**PROBLEM TO SOLVE:** Skip the pictures. Reproduce all other material exactly.

**SUPPLIED MATERIAL:**

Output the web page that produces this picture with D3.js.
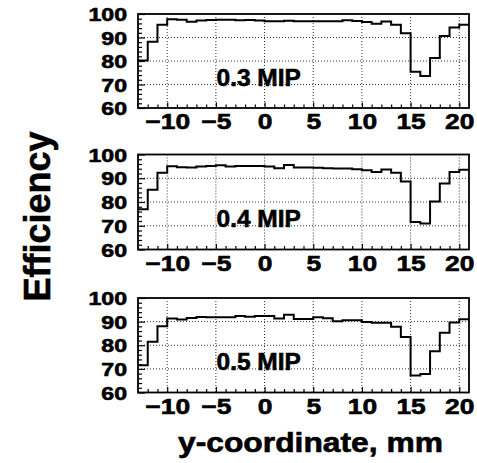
<!DOCTYPE html>
<html>
<head>
<meta charset="utf-8">
<script src="https://cdn.jsdelivr.net/npm/d3@7"></script>
<style>
  body { margin: 0; background: #fff; }
  svg { display: block; }
  text { font-family: "Liberation Sans", Arial, Helvetica, sans-serif; font-weight: bold; fill: #000; stroke: #000; stroke-width: 0.6px; }
</style>
</head>
<body>
<svg id="chart" width="477" height="463"></svg>
<script>
// ---- data ----
const binEdgesStart = -13;           // first bin low edge (mm)
const binWidth = 1;                  // mm
const xTicks = [-10, -5, 0, 5, 10, 15, 20];
const yTicks = [60, 70, 80, 90, 100];
const panelLabels = ["0.3 MIP", "0.4 MIP", "0.5 MIP"];

const eff03 = [80.2, 88.2, 95.4, 97.8, 97.6, 96.7, 97.2, 97.4, 97.6, 97.6, 97.3, 97.5, 97.2,
               96.9, 96.9, 97.1, 96.9, 96.9, 96.9, 96.9, 96.9, 97.3, 97.0, 96.6, 95.8, 96.8,
               95.4, 91.8, 75.4, 73.6, 81.3, 90.6, 94.3, 95.4];
const eff04 = [76.9, 85.2, 92.3, 95.1, 94.6, 94.5, 94.9, 95.2, 95.5, 94.9, 95.2, 95.2, 95.2,
               94.9, 94.2, 95.6, 94.5, 94.5, 94.4, 94.2, 94.1, 94.1, 93.8, 93.4, 92.6, 93.7,
               92.3, 88.6, 71.6, 70.9, 80.2, 87.8, 92.6, 93.6];
const eff05 = [71.5, 81.5, 88.0, 91.3, 90.9, 91.5, 92.0, 91.8, 91.8, 91.8, 92.4, 92.1, 92.4,
               92.4, 91.3, 92.9, 91.1, 91.1, 91.8, 91.4, 90.2, 90.6, 90.6, 89.8, 89.5, 89.5,
               87.8, 83.5, 67.2, 67.8, 77.5, 85.3, 89.6, 91.0];
const series = [eff03, eff04, eff05];

// ---- layout ----
const svg = d3.select("#chart");
const xLeft = 138, xRight = 469;
const panels = [
  { top: 14,    bottom: 108 },
  { top: 154.5, bottom: 249.5 },
  { top: 298,   bottom: 392.5 }
];

const x = d3.scaleLinear().domain([-13, 21]).range([xLeft, xRight]);

const ySX = 1.25, xSX = 1.2;

panels.forEach((p, i) => {
  const vals = series[i];
  const y = d3.scaleLinear().domain([60, 100]).range([p.bottom, p.top]);
  const g = svg.append("g");

  // grid (dotted)
  g.append("g").selectAll("line.gx").data(xTicks).join("line")
    .attr("x1", d => x(d)).attr("x2", d => x(d))
    .attr("y1", p.top).attr("y2", p.bottom)
    .attr("stroke", "#333").attr("stroke-width", 1).attr("stroke-dasharray", "1,2");
  g.append("g").selectAll("line.gy").data([70, 80, 90]).join("line")
    .attr("x1", xLeft).attr("x2", xRight)
    .attr("y1", d => y(d)).attr("y2", d => y(d))
    .attr("stroke", "#333").attr("stroke-width", 1).attr("stroke-dasharray", "1,2");

  // minor ticks
  const yMinor = d3.range(62, 100, 2).filter(v => v % 10 !== 0);
  g.append("g").attr("transform", `translate(${xLeft},0)`)
    .call(d3.axisLeft(y).tickValues(yMinor).tickSize(-4).tickFormat(""))
    .call(a => a.select(".domain").remove())
    .selectAll("line").attr("stroke-width", 1.2);
  const xMinor = d3.range(-12, 21, 1).filter(v => v % 5 !== 0);
  g.append("g").attr("transform", `translate(0,${p.bottom})`)
    .call(d3.axisBottom(x).tickValues(xMinor).tickSize(-3.5).tickFormat(""))
    .call(a => a.select(".domain").remove())
    .selectAll("line").attr("stroke-width", 1.2);

  // major y axis
  const yPad = 11;
  const ya = g.append("g").attr("transform", `translate(${xLeft},0)`)
    .call(d3.axisLeft(y).tickValues(yTicks).tickSize(-7).tickPadding(yPad).tickFormat(d3.format("d")));
  ya.select(".domain").remove();
  ya.selectAll("line").attr("stroke-width", 1.2);
  ya.selectAll("text")
    .attr("font-size", 18.5)
    .attr("x", -yPad / ySX)
    .attr("dy", "0.36em")
    .attr("transform", `scale(${ySX},1)`);

  // major x axis
  const xa = g.append("g").attr("transform", `translate(0,${p.bottom})`)
    .call(d3.axisBottom(x).tickValues(xTicks).tickSize(-5.5).tickPadding(5.5).tickFormat(d3.format("d")));
  xa.select(".domain").remove();
  xa.selectAll("line").attr("stroke-width", 1.2);
  xa.selectAll("text")
    .attr("font-size", 22)
    .attr("transform", `scale(${xSX},1)`)
    .attr("x", 0);

  // histogram (step)
  const pts = vals.map((v, k) => [binEdgesStart + k * binWidth, v]);
  pts.push([binEdgesStart + vals.length * binWidth, vals[vals.length - 1]]);
  const line = d3.line().x(d => x(d[0])).y(d => y(d[1])).curve(d3.curveStepAfter);
  g.append("path").datum(pts).attr("d", line)
    .attr("fill", "none").attr("stroke", "#000").attr("stroke-width", 2);

  // frame
  g.append("rect").attr("x", xLeft).attr("y", p.top)
    .attr("width", xRight - xLeft).attr("height", p.bottom - p.top)
    .attr("fill", "none").attr("stroke", "#000").attr("stroke-width", 1.8);

  // panel label
  g.append("text").attr("x", 216.5).attr("y", p.top + 72)
    .attr("font-size", 24.5).text(panelLabels[i]);
});

// axis titles
svg.append("text")
  .attr("transform", "translate(50,216.5) rotate(-90)")
  .attr("text-anchor", "middle")
  .attr("font-size", 36)
  .text("Efficiency");

svg.append("text")
  .attr("x", 178).attr("y", 452)
  .attr("font-size", 27)
  .attr("textLength", 265).attr("lengthAdjust", "spacingAndGlyphs")
  .text("y-coordinate, mm");
</script>
</body>
</html>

**FINAL ANSWER:**
Output the web page that produces this picture with D3.js.
<!DOCTYPE html>
<html>
<head>
<meta charset="utf-8">
<script src="https://cdn.jsdelivr.net/npm/d3@7"></script>
<style>
  body { margin: 0; background: #fff; }
  svg { display: block; }
  text { font-family: "Liberation Sans", Arial, Helvetica, sans-serif; font-weight: bold; fill: #000; stroke: #000; stroke-width: 0.6px; }
</style>
</head>
<body>
<svg id="chart" width="477" height="463"></svg>
<script>
// ---- data ----
const binEdgesStart = -13;           // first bin low edge (mm)
const binWidth = 1;                  // mm
const xTicks = [-10, -5, 0, 5, 10, 15, 20];
const yTicks = [60, 70, 80, 90, 100];
const panelLabels = ["0.3 MIP", "0.4 MIP", "0.5 MIP"];

const eff03 = [80.2, 88.2, 95.4, 97.8, 97.6, 96.7, 97.2, 97.4, 97.6, 97.6, 97.3, 97.5, 97.2,
               96.9, 96.9, 97.1, 96.9, 96.9, 96.9, 96.9, 96.9, 97.3, 97.0, 96.6, 95.8, 96.8,
               95.4, 91.8, 75.4, 73.6, 81.3, 90.6, 94.3, 95.4];
const eff04 = [76.9, 85.2, 92.3, 95.1, 94.6, 94.5, 94.9, 95.2, 95.5, 94.9, 95.2, 95.2, 95.2,
               94.9, 94.2, 95.6, 94.5, 94.5, 94.4, 94.2, 94.1, 94.1, 93.8, 93.4, 92.6, 93.7,
               92.3, 88.6, 71.6, 70.9, 80.2, 87.8, 92.6, 93.6];
const eff05 = [71.5, 81.5, 88.0, 91.3, 90.9, 91.5, 92.0, 91.8, 91.8, 91.8, 92.4, 92.1, 92.4,
               92.4, 91.3, 92.9, 91.1, 91.1, 91.8, 91.4, 90.2, 90.6, 90.6, 89.8, 89.5, 89.5,
               87.8, 83.5, 67.2, 67.8, 77.5, 85.3, 89.6, 91.0];
const series = [eff03, eff04, eff05];

// ---- layout ----
const svg = d3.select("#chart");
const xLeft = 138, xRight = 469;
const panels = [
  { top: 14,    bottom: 108 },
  { top: 154.5, bottom: 249.5 },
  { top: 298,   bottom: 392.5 }
];

const x = d3.scaleLinear().domain([-13, 21]).range([xLeft, xRight]);

const ySX = 1.25, xSX = 1.2;

panels.forEach((p, i) => {
  const vals = series[i];
  const y = d3.scaleLinear().domain([60, 100]).range([p.bottom, p.top]);
  const g = svg.append("g");

  // grid (dotted)
  g.append("g").selectAll("line.gx").data(xTicks).join("line")
    .attr("x1", d => x(d)).attr("x2", d => x(d))
    .attr("y1", p.top).attr("y2", p.bottom)
    .attr("stroke", "#333").attr("stroke-width", 1).attr("stroke-dasharray", "1,2");
  g.append("g").selectAll("line.gy").data([70, 80, 90]).join("line")
    .attr("x1", xLeft).attr("x2", xRight)
    .attr("y1", d => y(d)).attr("y2", d => y(d))
    .attr("stroke", "#333").attr("stroke-width", 1).attr("stroke-dasharray", "1,2");

  // minor ticks
  const yMinor = d3.range(62, 100, 2).filter(v => v % 10 !== 0);
  g.append("g").attr("transform", `translate(${xLeft},0)`)
    .call(d3.axisLeft(y).tickValues(yMinor).tickSize(-4).tickFormat(""))
    .call(a => a.select(".domain").remove())
    .selectAll("line").attr("stroke-width", 1.2);
  const xMinor = d3.range(-12, 21, 1).filter(v => v % 5 !== 0);
  g.append("g").attr("transform", `translate(0,${p.bottom})`)
    .call(d3.axisBottom(x).tickValues(xMinor).tickSize(-3.5).tickFormat(""))
    .call(a => a.select(".domain").remove())
    .selectAll("line").attr("stroke-width", 1.2);

  // major y axis
  const yPad = 11;
  const ya = g.append("g").attr("transform", `translate(${xLeft},0)`)
    .call(d3.axisLeft(y).tickValues(yTicks).tickSize(-7).tickPadding(yPad).tickFormat(d3.format("d")));
  ya.select(".domain").remove();
  ya.selectAll("line").attr("stroke-width", 1.2);
  ya.selectAll("text")
    .attr("font-size", 18.5)
    .attr("x", -yPad / ySX)
    .attr("dy", "0.36em")
    .attr("transform", `scale(${ySX},1)`);

  // major x axis
  const xa = g.append("g").attr("transform", `translate(0,${p.bottom})`)
    .call(d3.axisBottom(x).tickValues(xTicks).tickSize(-5.5).tickPadding(5.5).tickFormat(d3.format("d")));
  xa.select(".domain").remove();
  xa.selectAll("line").attr("stroke-width", 1.2);
  xa.selectAll("text")
    .attr("font-size", 22)
    .attr("transform", `scale(${xSX},1)`)
    .attr("x", 0);

  // histogram (step)
  const pts = vals.map((v, k) => [binEdgesStart + k * binWidth, v]);
  pts.push([binEdgesStart + vals.length * binWidth, vals[vals.length - 1]]);
  const line = d3.line().x(d => x(d[0])).y(d => y(d[1])).curve(d3.curveStepAfter);
  g.append("path").datum(pts).attr("d", line)
    .attr("fill", "none").attr("stroke", "#000").attr("stroke-width", 2);

  // frame
  g.append("rect").attr("x", xLeft).attr("y", p.top)
    .attr("width", xRight - xLeft).attr("height", p.bottom - p.top)
    .attr("fill", "none").attr("stroke", "#000").attr("stroke-width", 1.8);

  // panel label
  g.append("text").attr("x", 216.5).attr("y", p.top + 72)
    .attr("font-size", 24.5).text(panelLabels[i]);
});

// axis titles
svg.append("text")
  .attr("transform", "translate(50,216.5) rotate(-90)")
  .attr("text-anchor", "middle")
  .attr("font-size", 36)
  .text("Efficiency");

svg.append("text")
  .attr("x", 178).attr("y", 452)
  .attr("font-size", 27)
  .attr("textLength", 265).attr("lengthAdjust", "spacingAndGlyphs")
  .text("y-coordinate, mm");
</script>
</body>
</html>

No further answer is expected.